Не только не существует документов, в которых бы подвергалась критике анонимность доносов, она даже поощряется властью. Начиная с 1929 года И.И. Шитц[98]
упоминает в своих дневниках плакаты, висевшие в коридоре одного высшего учебного заведения: они призывали студентов «сообщать, даже без подписи, факты из деятельности профессоров»{339}. Чуть позже, во время уже упоминавшейся чистки Академии наук[99], представитель ЦК уточняет:«Мы надеемся, что к нам будет поступать целый ряд заявлений в письменном виде, касающихся работы Академии, для чего мы вывесим специальные ящики, запечатанные, которые не может никто вскрыть, кроме членов комиссии.
И хотя документальных свидетельств о призывах к анонимным доносам не так уж много, мы не находим и открытого осуждения подобной практики. Терпимость в этом вопросе очевидна. Она менее очевидна по отношению к другому способу самозащиты: когда человек скрывается, не утаивая свое имя, но стараясь затеряться в массе подписей под коллективным письмом.
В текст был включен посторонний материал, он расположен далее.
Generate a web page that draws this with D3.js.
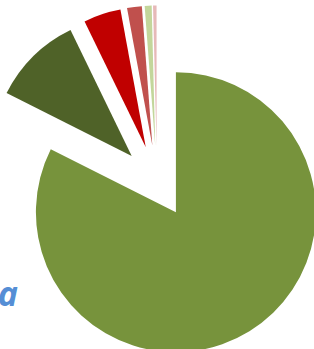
<!DOCTYPE html>
<html>
<head>
<meta charset="utf-8">
<script src="https://cdn.jsdelivr.net/npm/d3@7"></script>
<style>
  body { margin: 0; background: #fff; }
  svg { display: block; }
</style>
</head>
<body>
<script>
var width = 314,
    height = 349;

// slice values (percent), clockwise from 12 o'clock
var categories = ["A", "B", "C", "D", "E", "F"];
var values = [82.4, 10.4, 4.3, 1.7, 0.8, 0.4];
var colors = ["#77933c", "#4f6228", "#c00000", "#c0504d", "#c3d69b", "#e6b9b8"];

var cx = 157, cy = 181.5, radius = 140, explode = 36;

var svg = d3.select("body").append("svg")
    .attr("width", width)
    .attr("height", height);

var pie = d3.pie().sort(null).value(function(d) { return d; });
var arc = d3.arc().innerRadius(0).outerRadius(radius);

var g = svg.append("g").attr("transform", "translate(" + cx + "," + cy + ")");

g.selectAll("path")
  .data(pie(values))
  .enter().append("path")
    .attr("d", arc)
    .attr("fill", function(d, i) { return colors[i]; })
    .attr("transform", function(d) {
      var a = (d.startAngle + d.endAngle) / 2;
      return "translate(" + (explode * Math.sin(a)) + "," + (-explode * Math.cos(a)) + ")";
    });

// partly visible text at the left edge
svg.append("text")
  .attr("x", 18)
  .attr("y", 306)
  .attr("text-anchor", "end")
  .attr("font-family", "Open Sans, Noto Sans, sans-serif")
  .attr("font-size", 34)
  .attr("font-weight", "bold")
  .attr("font-style", "italic")
  .attr("fill", "#558ed5")
  .text("a");
</script>
</body>
</html>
Может ли письмо-обращение к власти быть групповым поступком, или оно должно всегда исходить от отдельного человека? Этот вопрос никогда всерьез не ставится в публичных выступлениях власти. Нет, насколько мне известно, ни одного официального текста, где определялось бы, должен ли автор сигнала быть коллективным. Но в следующем конкретном эпизоде обращает на себя внимание весьма красноречивая особенность словоупотребления. В ходе заседания бюро Комиссии советского контроля в декабре 1936 года Н. Антипов берет слово для того, чтобы раскритиковать коллективное письмо, направленное в КСК[100]
. Письмо это на самом деле — жалоба, но прежде чем отправить его, авторы «собрали» подписи. Таким образом, они направили «петицию», чего власть, по мнению Антипова, допустить не может. Слово «петиция», следовательно, используется, чтобы опорочить текст коллективного автора: для власти «пойти собирать подписи» значит «создавать общественное мнение», а на это «никто не имеет права». Это не означает, однако, что существует запрет и ведется систематическая борьба с коллективными письмами, их обычно допускают. Но власть самим выбором употребляемых слов отмечает предпочтение, отдаваемое ей индивидуальному письму.Ограничения устанавливаются, однако, по возможности незаметно, и публичный дискурс настаивает, скорее, на отсутствии препятствий, чем на желаемых для власти границах. Максимальное расширение пространства доносительства происходит также за счет умножения возможных получателей «сигналов» населения.
Куда доносить?
Обращаться на самом деле можно много куда, это, впрочем, важнейшая характеристика доносительства в СССР в тридцатые годы. Сбор доносов ни в коем случае не является прерогативой одной только политической полиции. Возрожденный институт доносительства опирается на целую сеть, созданную в двадцатые годы и описанную нами выше. Речь идет о том, чтобы сделать эту сеть основой для выстраивания новой практики[101]
. В различных публичных призывах конкретные детали («куда следует направлять сигналы?») чаще всего отходят на второй план. Так, в обращении Центрального Комитета от 3 июня 1928 года, хотя и указывается, о каких вредных явлениях следует сообщать (алкоголизм, бюрократизм и т. д.), но не сообщается, куда должна быть направлена эта критика (даже если некоторые структуры, среди которых особенно выделяется РКИ, все же упомянуты). Трудно отыскать в этих текстах разграничительные признаки, согласно которым о том или ином нарушении следует сообщать в тот или иной орган. В своей практической деятельности институты, работающие с «сигналами», до некоторой степени осуществляют эту сортировку — уже по факту, и мы это увидим, но официальный дискурс и здесь поддерживает относительную неопределенность.